(Rows from a dataset of charts and code)
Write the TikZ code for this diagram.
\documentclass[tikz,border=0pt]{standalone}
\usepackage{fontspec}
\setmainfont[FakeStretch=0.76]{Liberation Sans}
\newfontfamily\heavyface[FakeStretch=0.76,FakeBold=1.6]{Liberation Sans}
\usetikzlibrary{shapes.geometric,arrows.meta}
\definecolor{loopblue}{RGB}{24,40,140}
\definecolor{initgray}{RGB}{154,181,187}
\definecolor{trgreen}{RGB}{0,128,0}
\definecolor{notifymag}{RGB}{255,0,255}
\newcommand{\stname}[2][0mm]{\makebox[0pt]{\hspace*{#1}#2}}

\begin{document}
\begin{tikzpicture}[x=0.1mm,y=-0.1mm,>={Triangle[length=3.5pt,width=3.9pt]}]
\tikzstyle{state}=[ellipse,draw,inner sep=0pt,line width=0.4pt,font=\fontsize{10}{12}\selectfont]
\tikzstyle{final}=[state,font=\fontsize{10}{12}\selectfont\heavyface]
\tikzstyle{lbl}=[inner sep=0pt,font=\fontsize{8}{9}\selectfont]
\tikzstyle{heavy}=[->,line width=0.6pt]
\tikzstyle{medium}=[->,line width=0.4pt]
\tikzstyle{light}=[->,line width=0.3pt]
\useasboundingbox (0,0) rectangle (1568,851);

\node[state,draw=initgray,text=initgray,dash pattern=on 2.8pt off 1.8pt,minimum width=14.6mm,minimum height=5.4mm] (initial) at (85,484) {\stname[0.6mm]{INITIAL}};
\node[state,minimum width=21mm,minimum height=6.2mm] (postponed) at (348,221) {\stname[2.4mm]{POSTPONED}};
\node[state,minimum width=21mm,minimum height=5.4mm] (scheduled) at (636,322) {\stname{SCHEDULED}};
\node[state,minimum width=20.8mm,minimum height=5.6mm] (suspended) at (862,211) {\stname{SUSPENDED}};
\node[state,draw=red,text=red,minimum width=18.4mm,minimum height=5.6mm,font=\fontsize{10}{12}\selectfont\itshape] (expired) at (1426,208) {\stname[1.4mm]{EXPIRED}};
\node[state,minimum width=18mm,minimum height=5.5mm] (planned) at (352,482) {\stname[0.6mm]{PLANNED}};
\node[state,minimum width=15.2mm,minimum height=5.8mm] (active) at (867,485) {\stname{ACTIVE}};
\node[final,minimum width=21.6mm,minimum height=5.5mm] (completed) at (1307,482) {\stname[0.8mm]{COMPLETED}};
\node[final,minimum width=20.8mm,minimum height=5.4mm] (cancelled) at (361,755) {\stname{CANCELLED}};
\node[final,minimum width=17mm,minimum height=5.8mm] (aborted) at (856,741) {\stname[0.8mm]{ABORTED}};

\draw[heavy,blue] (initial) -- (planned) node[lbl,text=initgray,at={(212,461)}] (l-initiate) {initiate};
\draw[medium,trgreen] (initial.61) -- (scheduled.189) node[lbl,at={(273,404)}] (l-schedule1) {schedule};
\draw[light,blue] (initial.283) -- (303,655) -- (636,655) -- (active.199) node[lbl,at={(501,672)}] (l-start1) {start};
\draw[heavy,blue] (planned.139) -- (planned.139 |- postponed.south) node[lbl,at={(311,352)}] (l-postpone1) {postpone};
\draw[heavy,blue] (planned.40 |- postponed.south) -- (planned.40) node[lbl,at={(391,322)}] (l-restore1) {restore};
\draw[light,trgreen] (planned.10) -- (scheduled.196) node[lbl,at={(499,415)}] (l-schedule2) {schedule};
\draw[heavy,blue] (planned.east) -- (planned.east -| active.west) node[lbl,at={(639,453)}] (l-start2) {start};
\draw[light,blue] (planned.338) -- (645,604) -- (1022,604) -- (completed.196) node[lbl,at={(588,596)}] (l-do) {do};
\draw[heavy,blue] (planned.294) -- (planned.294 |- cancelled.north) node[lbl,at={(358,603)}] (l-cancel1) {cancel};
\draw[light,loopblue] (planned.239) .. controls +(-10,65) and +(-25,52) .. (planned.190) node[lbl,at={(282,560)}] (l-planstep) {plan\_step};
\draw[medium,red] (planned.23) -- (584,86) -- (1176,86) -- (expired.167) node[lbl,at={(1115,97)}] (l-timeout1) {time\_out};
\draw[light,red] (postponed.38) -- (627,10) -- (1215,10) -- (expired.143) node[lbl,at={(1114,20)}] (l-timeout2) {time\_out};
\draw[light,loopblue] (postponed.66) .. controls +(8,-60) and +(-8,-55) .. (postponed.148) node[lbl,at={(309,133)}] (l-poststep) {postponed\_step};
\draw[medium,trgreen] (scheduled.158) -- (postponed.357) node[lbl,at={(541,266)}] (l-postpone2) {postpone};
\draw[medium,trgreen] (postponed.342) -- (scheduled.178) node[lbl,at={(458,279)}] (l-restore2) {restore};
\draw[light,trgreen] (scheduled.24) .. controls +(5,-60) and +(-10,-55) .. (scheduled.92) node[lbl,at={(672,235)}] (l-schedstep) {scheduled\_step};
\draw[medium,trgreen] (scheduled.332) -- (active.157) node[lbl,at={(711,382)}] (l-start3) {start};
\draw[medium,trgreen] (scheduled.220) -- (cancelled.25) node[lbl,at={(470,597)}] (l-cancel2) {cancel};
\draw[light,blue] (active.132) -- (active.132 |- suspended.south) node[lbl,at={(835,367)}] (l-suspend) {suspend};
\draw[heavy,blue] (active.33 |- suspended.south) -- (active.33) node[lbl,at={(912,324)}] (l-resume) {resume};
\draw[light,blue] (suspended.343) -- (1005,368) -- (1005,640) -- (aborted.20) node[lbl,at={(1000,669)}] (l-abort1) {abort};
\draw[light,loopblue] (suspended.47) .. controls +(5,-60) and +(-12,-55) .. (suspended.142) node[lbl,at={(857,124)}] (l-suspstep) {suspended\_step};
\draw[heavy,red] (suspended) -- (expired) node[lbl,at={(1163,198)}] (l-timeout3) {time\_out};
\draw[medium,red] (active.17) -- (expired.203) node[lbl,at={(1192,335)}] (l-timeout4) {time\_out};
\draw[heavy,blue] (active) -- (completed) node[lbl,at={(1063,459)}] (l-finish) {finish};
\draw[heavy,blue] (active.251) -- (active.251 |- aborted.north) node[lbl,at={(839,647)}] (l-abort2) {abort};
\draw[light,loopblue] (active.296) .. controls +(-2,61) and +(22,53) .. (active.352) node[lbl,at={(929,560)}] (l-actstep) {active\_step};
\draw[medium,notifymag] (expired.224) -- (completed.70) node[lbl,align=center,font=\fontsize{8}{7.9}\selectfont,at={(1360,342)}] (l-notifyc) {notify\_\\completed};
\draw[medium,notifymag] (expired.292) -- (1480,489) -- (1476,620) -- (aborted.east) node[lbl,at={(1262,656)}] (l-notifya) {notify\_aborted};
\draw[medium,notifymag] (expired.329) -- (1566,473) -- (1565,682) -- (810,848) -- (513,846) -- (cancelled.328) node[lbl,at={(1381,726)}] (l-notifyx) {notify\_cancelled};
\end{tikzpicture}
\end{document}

==

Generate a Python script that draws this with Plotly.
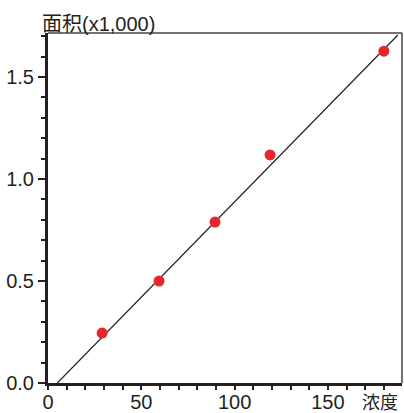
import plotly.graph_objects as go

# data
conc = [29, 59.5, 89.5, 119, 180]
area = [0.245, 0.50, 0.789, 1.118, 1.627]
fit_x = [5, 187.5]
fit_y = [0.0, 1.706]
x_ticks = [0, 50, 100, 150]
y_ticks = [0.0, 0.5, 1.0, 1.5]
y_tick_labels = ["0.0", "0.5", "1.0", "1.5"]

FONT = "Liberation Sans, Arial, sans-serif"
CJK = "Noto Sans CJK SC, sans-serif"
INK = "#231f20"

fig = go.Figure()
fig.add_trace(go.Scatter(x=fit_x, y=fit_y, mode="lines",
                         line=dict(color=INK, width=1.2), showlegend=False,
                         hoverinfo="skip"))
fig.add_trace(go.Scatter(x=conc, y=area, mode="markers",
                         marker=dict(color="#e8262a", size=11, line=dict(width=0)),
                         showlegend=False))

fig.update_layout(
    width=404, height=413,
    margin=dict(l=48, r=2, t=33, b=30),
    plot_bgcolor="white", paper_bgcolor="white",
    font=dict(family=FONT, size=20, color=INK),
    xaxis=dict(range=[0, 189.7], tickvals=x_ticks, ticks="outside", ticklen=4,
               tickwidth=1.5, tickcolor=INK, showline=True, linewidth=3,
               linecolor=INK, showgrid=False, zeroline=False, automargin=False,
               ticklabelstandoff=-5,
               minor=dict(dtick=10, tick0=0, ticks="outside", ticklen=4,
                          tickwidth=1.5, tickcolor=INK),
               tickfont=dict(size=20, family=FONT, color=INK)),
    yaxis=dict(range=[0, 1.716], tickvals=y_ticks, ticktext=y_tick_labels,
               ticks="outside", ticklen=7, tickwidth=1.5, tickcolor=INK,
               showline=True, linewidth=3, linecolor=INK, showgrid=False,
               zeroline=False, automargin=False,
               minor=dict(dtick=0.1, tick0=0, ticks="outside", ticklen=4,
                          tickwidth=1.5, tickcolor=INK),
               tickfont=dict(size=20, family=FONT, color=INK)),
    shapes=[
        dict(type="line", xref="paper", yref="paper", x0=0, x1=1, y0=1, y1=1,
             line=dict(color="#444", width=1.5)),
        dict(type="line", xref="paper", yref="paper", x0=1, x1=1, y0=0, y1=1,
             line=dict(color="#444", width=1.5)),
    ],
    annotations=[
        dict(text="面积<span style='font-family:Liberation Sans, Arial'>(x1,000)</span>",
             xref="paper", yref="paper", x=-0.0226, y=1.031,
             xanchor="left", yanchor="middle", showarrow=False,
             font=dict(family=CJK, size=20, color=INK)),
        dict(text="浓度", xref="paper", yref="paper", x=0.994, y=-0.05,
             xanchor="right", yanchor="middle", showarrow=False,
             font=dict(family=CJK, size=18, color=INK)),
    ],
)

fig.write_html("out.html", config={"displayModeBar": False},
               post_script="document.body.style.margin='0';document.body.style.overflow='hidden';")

◆ **Work to be completed**
Return only the part of the records above that opens with the line containing "Write the TikZ code for this diagram." and closes with the line containing "(0,0) rectangle (1568,851);", ends included.

◆ **Solution**
Write the TikZ code for this diagram.
\documentclass[tikz,border=0pt]{standalone}
\usepackage{fontspec}
\setmainfont[FakeStretch=0.76]{Liberation Sans}
\newfontfamily\heavyface[FakeStretch=0.76,FakeBold=1.6]{Liberation Sans}
\usetikzlibrary{shapes.geometric,arrows.meta}
\definecolor{loopblue}{RGB}{24,40,140}
\definecolor{initgray}{RGB}{154,181,187}
\definecolor{trgreen}{RGB}{0,128,0}
\definecolor{notifymag}{RGB}{255,0,255}
\newcommand{\stname}[2][0mm]{\makebox[0pt]{\hspace*{#1}#2}}

\begin{document}
\begin{tikzpicture}[x=0.1mm,y=-0.1mm,>={Triangle[length=3.5pt,width=3.9pt]}]
\tikzstyle{state}=[ellipse,draw,inner sep=0pt,line width=0.4pt,font=\fontsize{10}{12}\selectfont]
\tikzstyle{final}=[state,font=\fontsize{10}{12}\selectfont\heavyface]
\tikzstyle{lbl}=[inner sep=0pt,font=\fontsize{8}{9}\selectfont]
\tikzstyle{heavy}=[->,line width=0.6pt]
\tikzstyle{medium}=[->,line width=0.4pt]
\tikzstyle{light}=[->,line width=0.3pt]
\useasboundingbox (0,0) rectangle (1568,851);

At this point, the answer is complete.